Baliga, however, expects the US court indictment to have a "negative overhang" on group stocks until clarity emerges on the legal case.
Short-covering
While FIIs sold a provisional ₹1278.37 crore worth of shares on Friday, they covered 46,712 index futures shorts, buying them back for ₹3018 crore on Friday, exchange data showed. This brought their cumulative net shorts down to 154,349. Apart from FIIs, net shorts were held as hedges by DIIs (25,525 contracts) and proprietary traders (58,011 contracts). The counterparty to these investors were retail/HNI designated client by NSE, who were net long 237,885 contracts as of Friday, per NSE data.
"The bounce we saw on Friday could continue till the Nifty retraces 50% of the fall from the September 27 high to Thursday's low," according to Rohit Srivastava, founder, IndiaCharts.
A 50% retracement of the fall from 26277.35 to 23263.15 lies at 24770, 863 points or 3.6% above Friday's closing of 23907.25.

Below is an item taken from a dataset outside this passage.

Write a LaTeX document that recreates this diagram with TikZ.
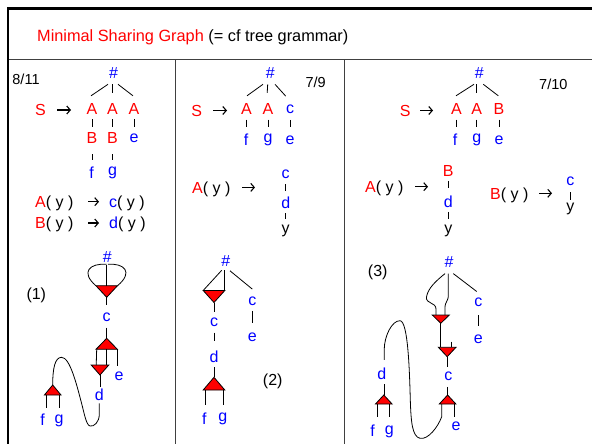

Also read | Adani indictment rocks equities and bonds alike
Apart from futures, the market-wise put call ratio (PCR) stood at 0.73 on Friday , which means for every 100 index and stock option calls sold, only 73 stock and index puts were sold, keeping the market near the oversold territory. The bounce is predicated on those short or bearish call options contracts closing them out, which will increase the PCR.
According to Srivastava, the last two-year range of PCR is 0.7-1.04, with a reading below 0.7 indicating heavily oversold condition and that above 1.04 signalling overbought markets.